Dexter Morgan had quite the turnaround after faking his death and going into hiding. Dexter: New Blood, Showtime’s revival of the hit 2006 series, revealed he settled into Upstate New York as Jim Lindsay, where he built a normal life with a job and a girlfriend, police chief Angela Bishop. But, well, old habits die hard.
The show ended on Sunday, Jan. 9, with Dexter being shot and killed by Harrison Morgan, after he discovered Dexter was a murderer. But is he really gone? Dexter has been known to fake his death, after all.
The finale of ‘Dexter: New Blood’ was a shocker
“Sins of the Father,” the final episode of Dexter: New Blood, opened with Dexter’s arrest for the murder of Matt Caldwell, the bad boy in Iron Lake, who had killed five people and faced zero consequences for it. He was also potentially looking at additional charges in Miami for the Bay Harbour Butcher murders.
Knowing he would face the death penalty in Florida, Dexter murdered Officer Logan and escaped the jail. When he caught up with Harrison, he told him they needed to get out of town immediately. But Harrison stopped to question the blood on his clothes.
He was devastated to learn about what had happened to Officer Logan and threatened to shoot Dexter in an effort to stop him. Dexter knew Harrison deserved better and ultimately gave him the OK to pull the trigger.
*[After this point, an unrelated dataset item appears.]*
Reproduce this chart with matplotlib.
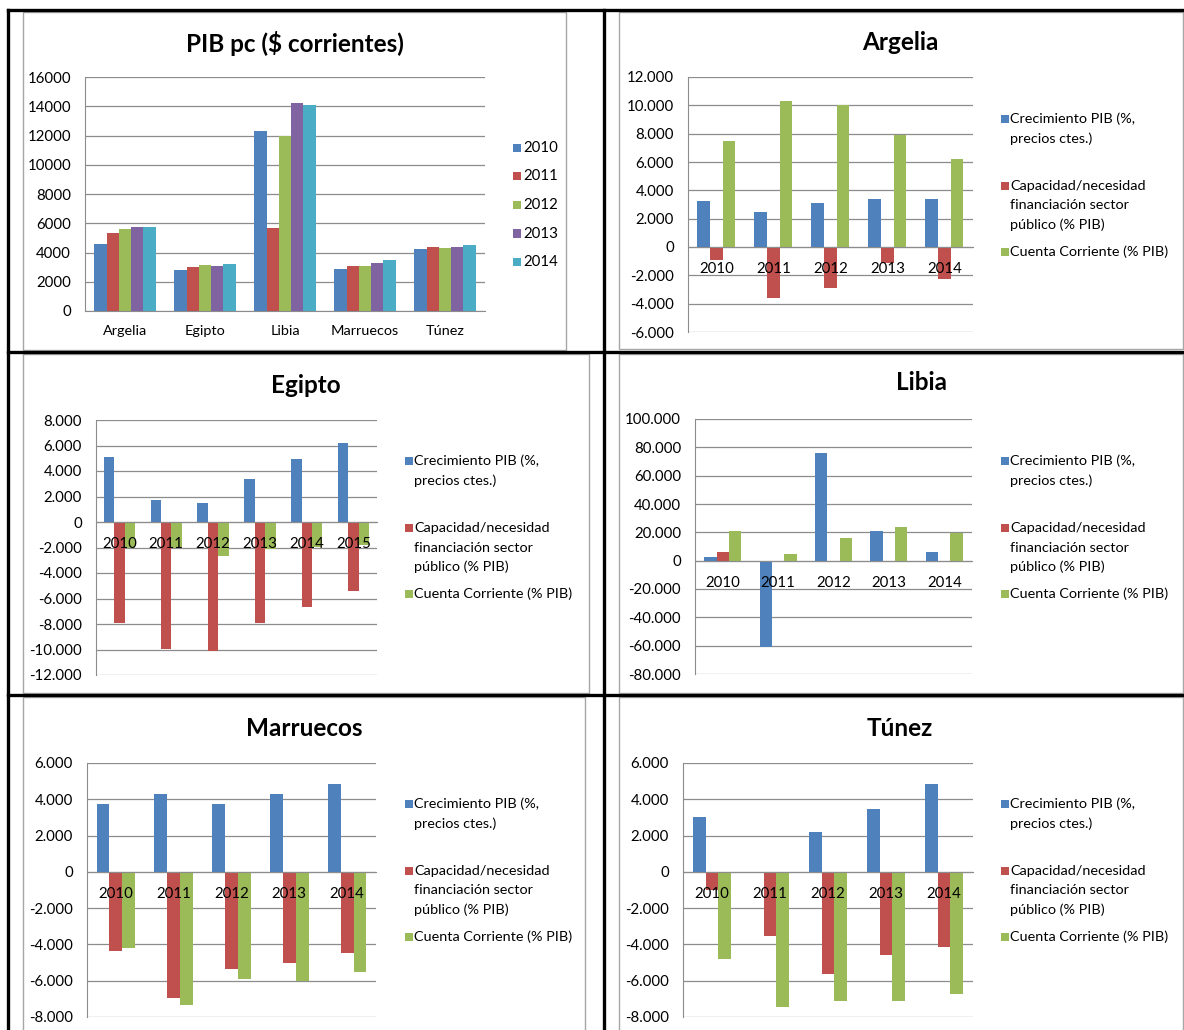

After the shooting, Harrison escaped Iron Lake, with the help of Angela Bishop.
The truth about what happened to Dexter
Some fans believe that Dexter might have survived the shooting. But showrunner Clyde Phillips confirmed Dexter’s death in an interview.
“I have three words for you: Dexter is dead,” Phillips told Deadline. “I wouldn’t do that to the audience. It would be dishonest. Here, there is no question that this is the finale of Dexter. Dexter is dead.”
He told The Hollywood Reporter that he knew “early on” that Dexter would die in the revival as there was little room for further storytelling.
“In talking with Michael [C. Hall] and Showtime and once I hired a writers room, I presented that to them and asked for the best way to do this,” he explained. “We owed it to the audience. After the bad taste in their mouth that a lot of people had at the end of season eight — what we’re calling the ‘first finale’ — we knew that to have Dexter escape and have him continue doing this, the show was done. The storytelling of it was done.”
He continued: “The legitimacy, honesty, dignity, and integrity of the character of Dexter that we so carefully built up over almost a decade almost required that we end the show this way. We wanted the viewers to hopefully be sad by this loss and feel satisfied and to understand that this had to happen; that this was inevitable. Hopefully, they’re satisfied with the storytelling.”
Phillips on a potential sequel
While there are storytelling opportunities around Harrison, Showtime has not said whether a sequel will happen. If it does, Phillips said he’d be on board.
“There’s a lot I’d like to explore,” he told THR. “I don’t have permission yet from Showtime to explore it. But if they were to call — much like Gary Levine called to do what became New Blood — and say we want to do Harrison, I’d drop everything and say yes in a minute.”